The Igbo culture does not lionize a wife abuser, and a woman abusing her husband is an abomination. A man who raises his hand on his wife acquires the image of a coward and a loafer. He is a coward for leaving the “stronger sex” with whom real men test their strength to turn on his wife. And he is a loafer because only idle men abandon onerous family responsibilities to bicker and fight at home. What we have read thus far gives Osinachi’s husband the image of loafer and coward, a true ambassador for wife beaters.

Because this was an Igbo couple, it is difficult to appreciate the conduct of both Osinachi and her relations. Her people, like Jews of old, watched from the sidelines and did nothing to save her. Modern social convention forced them to play sympathetic but largely inactive parts. It is not enough to offer sympathy, sighs and a sense of resignation at her reaction to the oppression. This makes us liable for negligent conduct. As for the Christians among us, we become Judases, accepting 30 shekels of silence to helplessly watch our relation suffered unto death.

That this was an Igbo marriage makes it not only annoying but downright wicked that she had to die.

Both Osinachi and her relations misconstrued or forgot custom and conventions that nurture Igbo marriages. Every public account of how Nwachukwu abused his wife is a desecration of Igbo tradition.

The Igbo recognize that physical abuse happens in marriages. Our wise old men know that they demonstrate levels of maturity and tolerance at a given point in a marriage. The husband undergoes informal counselling from older, more experienced folks. But, at some point, everyone draws a line. The Igbo wife flees to her father’s house to escape physical abuse when it reaches the point.

Separation and divorce

Fleeing from an abusive marriage triggers various remedial community actions in Igboland. Although not encouraged, such physical abuse rouses incensed brothers to waylay and beat the living daylights out of their brother-in-law. What the community encourages is for a repentant husband to go with his relations to plead for forgiveness. They take wine and kolanut as peace offering. This action demonstrates that the wife beater was acting under influence and actually adores his wife. Expectedly, he also undertakes never to lay hands on her again.

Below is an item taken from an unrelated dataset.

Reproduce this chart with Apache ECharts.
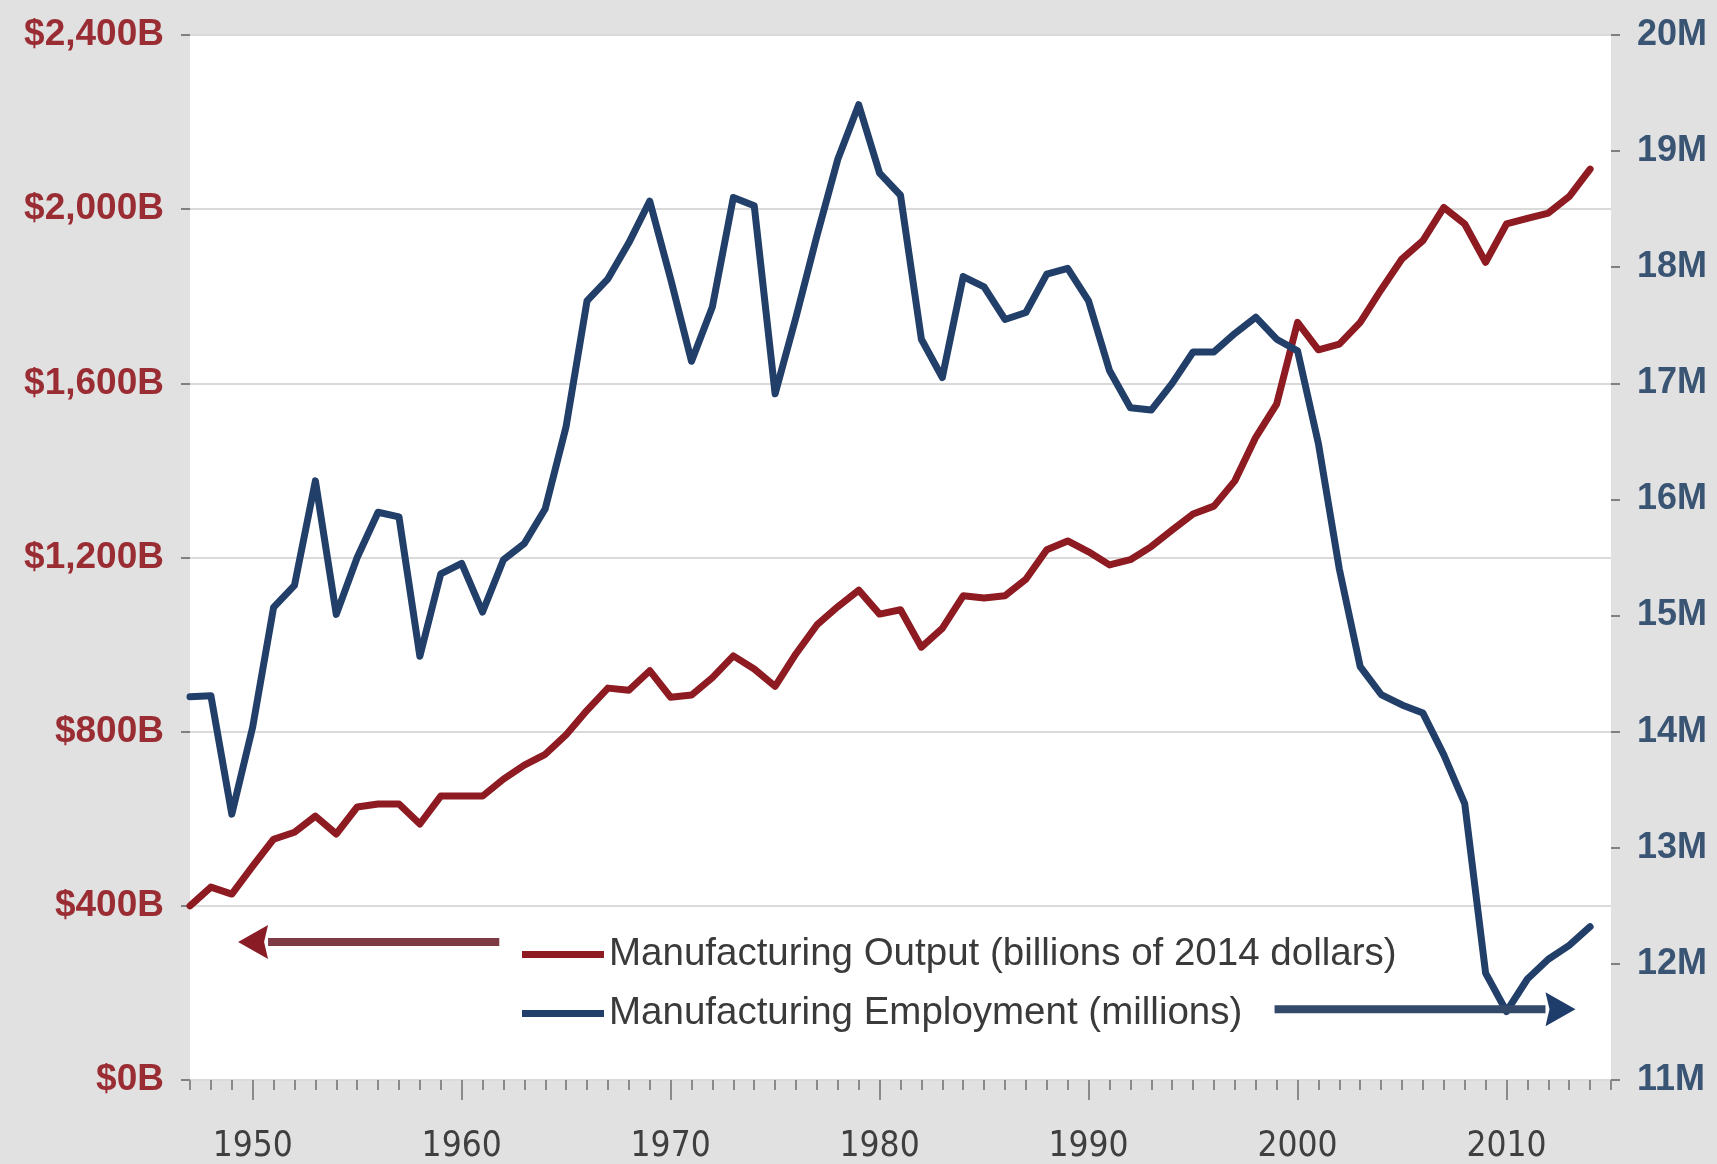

However, where a husband decides not to beg his wife to return, she lives in separation, free to re-marry. When she finds a new husband, her family returns the dowry paid by the barterer and the marriage formally ends. Similarly, the husband’s plea hits the rocks if his wife refuses to return to the marriage. Separation begins for a woman at this point. It ends only if she remarries or her bride price is returned. Separation and divorce are, therefore, clearly established in Igbo culture.

All things considered, we – modern people and Christians – figuratively murdered our soul-lifting singer, Osinachi Nwachukwu. When tragedy results from criminal silence, the eyewitnesses become accessories to murder. We spit on the body and grave of abused spouses with every attempt to tell the truth of what happened, after enabling it with criminal silence. Osinachi is another example of how we crucify justice, truth and compassion in the country. But at the end of the day, she won, and we lost. She is a winner because God lifted the crown of suffering she wore to the bitter end. We lost a powerful voice for moral and ethical change, for justice, truth and compassion.